▸ **Task brief**
Omit all images. Write out the rest of the material exactly.

** BEGIN **

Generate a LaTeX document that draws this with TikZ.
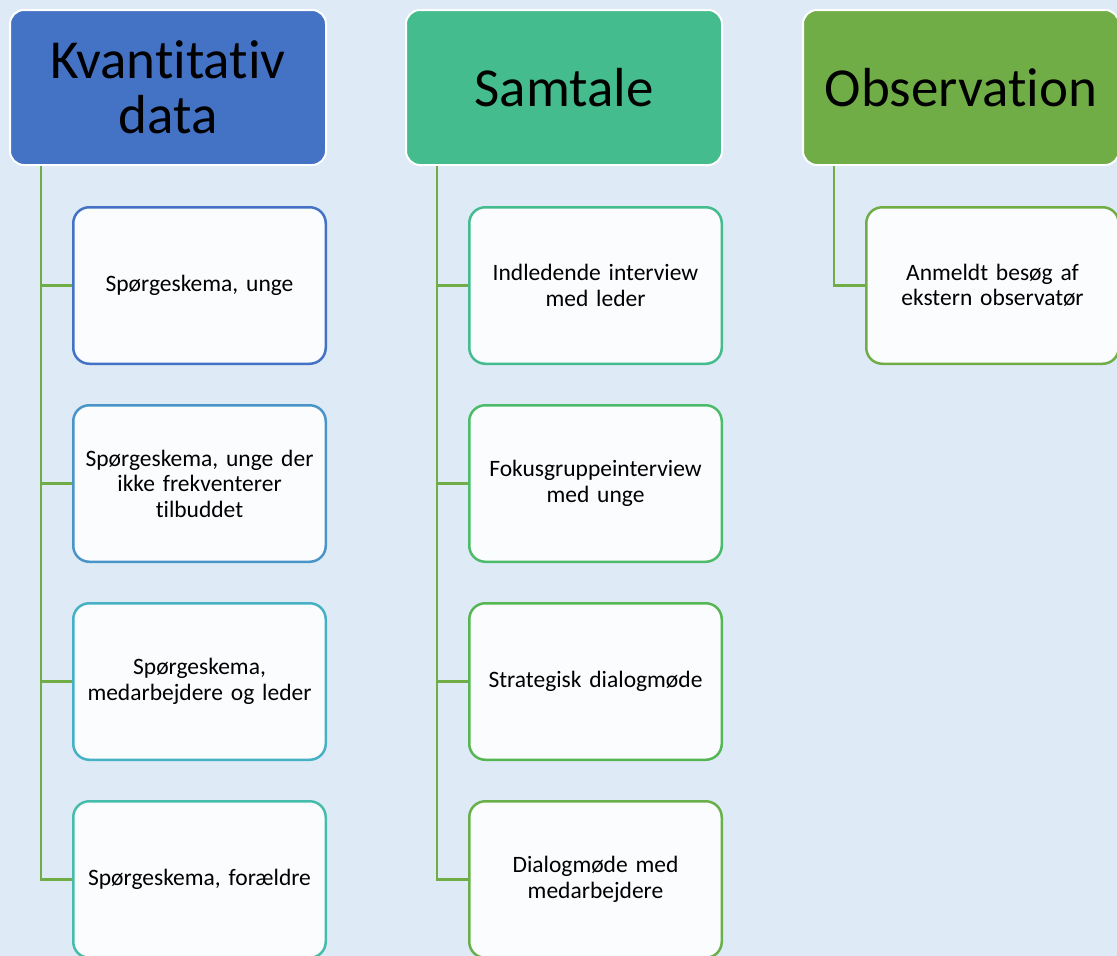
\documentclass[tikz,border=0pt]{standalone}
\usepackage{fontspec}
\setmainfont{Carlito}[Ligatures=NoCommon]
\usetikzlibrary{positioning}
\definecolor{bgblue}{RGB}{222,235,247}
\definecolor{hblue}{RGB}{68,114,196}
\definecolor{hteal}{RGB}{69,188,141}
\definecolor{hgreen}{RGB}{112,173,71}
\definecolor{boxwhite}{RGB}{251,252,254}
\definecolor{kblueA}{RGB}{68,114,196}
\definecolor{kblueB}{RGB}{74,149,200}
\definecolor{kblueC}{RGB}{70,176,196}
\definecolor{kblueD}{RGB}{69,189,170}
\definecolor{sgreenA}{RGB}{69,188,141}
\definecolor{sgreenB}{RGB}{76,187,106}
\definecolor{sgreenC}{RGB}{85,182,83}
\definecolor{sgreenD}{RGB}{106,176,74}
\tikzset{
  header/.style={
  draw=white,
  line width=2pt,
  rounded corners=14pt,
  minimum width=316pt,
  minimum height=155pt,
  text width=300pt,
  align=center,
  font=\fontsize{55}{55}\selectfont,
  },
  item/.style={
  draw=#1,
  fill=boxwhite,
  line width=2.5pt,
  rounded corners=16pt,
  minimum width=252.5pt,
  minimum height=156.5pt,
  text width=236pt,
  align=center,
  font=\fontsize{23.5}{25.5}\selectfont,
  },
  conn/.style={draw=hgreen, line width=2.6pt},
}

\begin{document}
\begin{tikzpicture}[x=1pt,y=-1pt]

\fill[bgblue] (0,0) rectangle (1117,956);
\useasboundingbox (0,0) rectangle (1117,956);

% the three headers
\node[header,fill=hblue,anchor=north west](h1) at (9,9){Kvantitativ\\data};
\node[header,fill=hteal,right=78pt of h1](h2){Samtale};
\node[header,fill=hgreen,right=79pt of h2](h3){Observation};

\begin{scope}[node distance=39pt]

\node[item=kblueA,below=40pt of h1.south east,anchor=north east](c11){Spørgeskema, unge};
\node[item=kblueB,below=of c11](c12){Spørgeskema, unge der\\ikke frekventerer\\tilbuddet};
\node[item=kblueC,below=of c12](c13){Spørgeskema,\\medarbejdere og leder};
\node[item=kblueD,below=of c13](c14){Spørgeskema, forældre};

\node[item=sgreenA,below=40pt of h2.south east,anchor=north east](c21){Indledende interview\\med leder};
\node[item=sgreenB,below=of c21](c22){Fokusgruppeinterview\\med unge};
\node[item=sgreenC,below=of c22](c23){Strategisk dialogmøde};
\node[item=sgreenD,below=of c23](c24){Dialogmøde med\\medarbejdere};

\node[item=hgreen,below=40pt of h3.south east,anchor=north east](c31){Anmeldt besøg af\\ekstern observatør};

\end{scope}

% lines from each header to its boxes
\foreach \value in {1,...,4}
  \draw[conn] ([xshift=32pt]h1.south west) |- (c1\value.west);

\foreach \value in {1,...,4}
  \draw[conn] ([xshift=32pt]h2.south west) |- (c2\value.west);

\draw[conn] ([xshift=32pt]h3.south west) |- (c31.west);

\end{tikzpicture}
\end{document}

** END **

▸ **Output of the exercise**
Generate a LaTeX document that draws this with TikZ.
\documentclass[tikz,border=0pt]{standalone}
\usepackage{fontspec}
\setmainfont{Carlito}[Ligatures=NoCommon]
\usetikzlibrary{positioning}
\definecolor{bgblue}{RGB}{222,235,247}
\definecolor{hblue}{RGB}{68,114,196}
\definecolor{hteal}{RGB}{69,188,141}
\definecolor{hgreen}{RGB}{112,173,71}
\definecolor{boxwhite}{RGB}{251,252,254}
\definecolor{kblueA}{RGB}{68,114,196}
\definecolor{kblueB}{RGB}{74,149,200}
\definecolor{kblueC}{RGB}{70,176,196}
\definecolor{kblueD}{RGB}{69,189,170}
\definecolor{sgreenA}{RGB}{69,188,141}
\definecolor{sgreenB}{RGB}{76,187,106}
\definecolor{sgreenC}{RGB}{85,182,83}
\definecolor{sgreenD}{RGB}{106,176,74}
\tikzset{
  header/.style={
  draw=white,
  line width=2pt,
  rounded corners=14pt,
  minimum width=316pt,
  minimum height=155pt,
  text width=300pt,
  align=center,
  font=\fontsize{55}{55}\selectfont,
  },
  item/.style={
  draw=#1,
  fill=boxwhite,
  line width=2.5pt,
  rounded corners=16pt,
  minimum width=252.5pt,
  minimum height=156.5pt,
  text width=236pt,
  align=center,
  font=\fontsize{23.5}{25.5}\selectfont,
  },
  conn/.style={draw=hgreen, line width=2.6pt},
}

\begin{document}
\begin{tikzpicture}[x=1pt,y=-1pt]

\fill[bgblue] (0,0) rectangle (1117,956);
\useasboundingbox (0,0) rectangle (1117,956);

% the three headers
\node[header,fill=hblue,anchor=north west](h1) at (9,9){Kvantitativ\\data};
\node[header,fill=hteal,right=78pt of h1](h2){Samtale};
\node[header,fill=hgreen,right=79pt of h2](h3){Observation};

\begin{scope}[node distance=39pt]

\node[item=kblueA,below=40pt of h1.south east,anchor=north east](c11){Spørgeskema, unge};
\node[item=kblueB,below=of c11](c12){Spørgeskema, unge der\\ikke frekventerer\\tilbuddet};
\node[item=kblueC,below=of c12](c13){Spørgeskema,\\medarbejdere og leder};
\node[item=kblueD,below=of c13](c14){Spørgeskema, forældre};

\node[item=sgreenA,below=40pt of h2.south east,anchor=north east](c21){Indledende interview\\med leder};
\node[item=sgreenB,below=of c21](c22){Fokusgruppeinterview\\med unge};
\node[item=sgreenC,below=of c22](c23){Strategisk dialogmøde};
\node[item=sgreenD,below=of c23](c24){Dialogmøde med\\medarbejdere};

\node[item=hgreen,below=40pt of h3.south east,anchor=north east](c31){Anmeldt besøg af\\ekstern observatør};

\end{scope}

% lines from each header to its boxes
\foreach \value in {1,...,4}
  \draw[conn] ([xshift=32pt]h1.south west) |- (c1\value.west);

\foreach \value in {1,...,4}
  \draw[conn] ([xshift=32pt]h2.south west) |- (c2\value.west);

\draw[conn] ([xshift=32pt]h3.south west) |- (c31.west);

\end{tikzpicture}
\end{document}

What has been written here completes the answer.